## START Raw data

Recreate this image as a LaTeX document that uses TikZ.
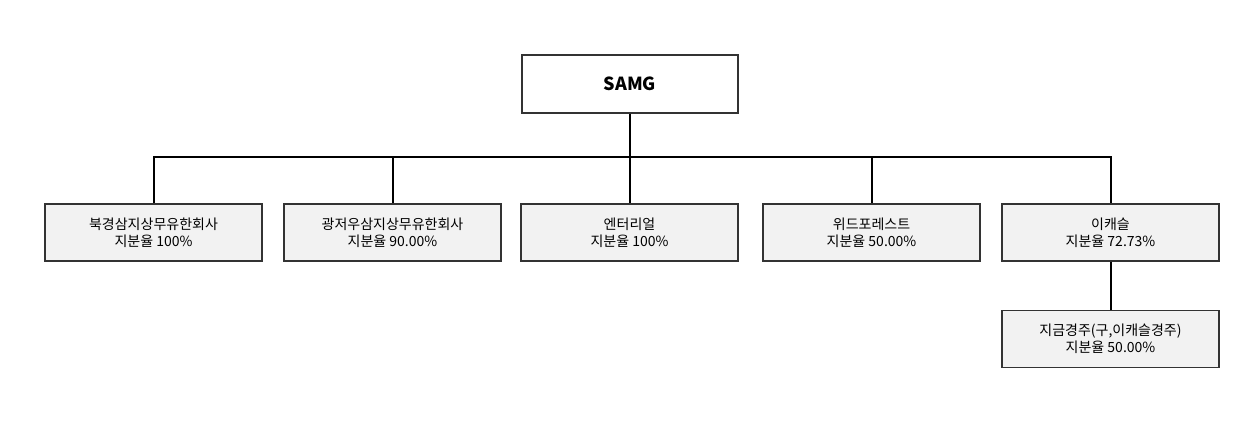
\documentclass[tikz,border=0pt]{standalone}
\usepackage{fontspec}
\setmainfont{Noto Sans CJK KR}
\begin{document}
\begin{tikzpicture}[x=0.75pt,y=-0.75pt,
  box/.style={draw=black!80,line width=0.8pt,fill=black!5,minimum width=162.75pt,minimum height=42.75pt,inner sep=0pt,align=center,font=\fontsize{10.5}{13}\selectfont},
  top/.style={draw=black!80,line width=0.8pt,fill=white,minimum width=162pt,minimum height=43.5pt,font=\fontsize{13.5}{16}\selectfont\bfseries},
  link/.style={line width=1.5pt,black}]
\useasboundingbox (0,0) rectangle (1256,434);
\node[top] (r) at (630,84) {SAMG};
\node[box] (a) at (153.5,232.5) {북경삼지상무유한회사\\지분율 100\%};
\node[box] (b) at (392.5,232.5) {광저우삼지상무유한회사\\지분율 90.00\%};
\node[box] (c) at (629.5,232.5) {엔터리얼\\지분율 100\%};
\node[box] (d) at (871.5,232.5) {위드포레스트\\지분율 50.00\%};
\node[box] (e) at (1110.5,232.5) {이캐슬\\지분율 72.73\%};
\node[box] (f) at (1110.5,339) {지금경주(구,이캐슬경주)\\지분율 50.00\%};
\coordinate (bus) at (630,157);
\draw[link] (r.south) -- (bus);
\foreach \n in {a,b,c,d,e} \draw[link] (bus) -| (\n.north);
\draw[link] (e.south) -- (f.north);
\end{tikzpicture}
\end{document}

## END Raw data

#### Set exercise:
Quote each line of the listing exactly, but leave the pictures out.

#### The solution:
Recreate this image as a LaTeX document that uses TikZ.
\documentclass[tikz,border=0pt]{standalone}
\usepackage{fontspec}
\setmainfont{Noto Sans CJK KR}
\begin{document}
\begin{tikzpicture}[x=0.75pt,y=-0.75pt,
  box/.style={draw=black!80,line width=0.8pt,fill=black!5,minimum width=162.75pt,minimum height=42.75pt,inner sep=0pt,align=center,font=\fontsize{10.5}{13}\selectfont},
  top/.style={draw=black!80,line width=0.8pt,fill=white,minimum width=162pt,minimum height=43.5pt,font=\fontsize{13.5}{16}\selectfont\bfseries},
  link/.style={line width=1.5pt,black}]
\useasboundingbox (0,0) rectangle (1256,434);
\node[top] (r) at (630,84) {SAMG};
\node[box] (a) at (153.5,232.5) {북경삼지상무유한회사\\지분율 100\%};
\node[box] (b) at (392.5,232.5) {광저우삼지상무유한회사\\지분율 90.00\%};
\node[box] (c) at (629.5,232.5) {엔터리얼\\지분율 100\%};
\node[box] (d) at (871.5,232.5) {위드포레스트\\지분율 50.00\%};
\node[box] (e) at (1110.5,232.5) {이캐슬\\지분율 72.73\%};
\node[box] (f) at (1110.5,339) {지금경주(구,이캐슬경주)\\지분율 50.00\%};
\coordinate (bus) at (630,157);
\draw[link] (r.south) -- (bus);
\foreach \n in {a,b,c,d,e} \draw[link] (bus) -| (\n.north);
\draw[link] (e.south) -- (f.north);
\end{tikzpicture}
\end{document}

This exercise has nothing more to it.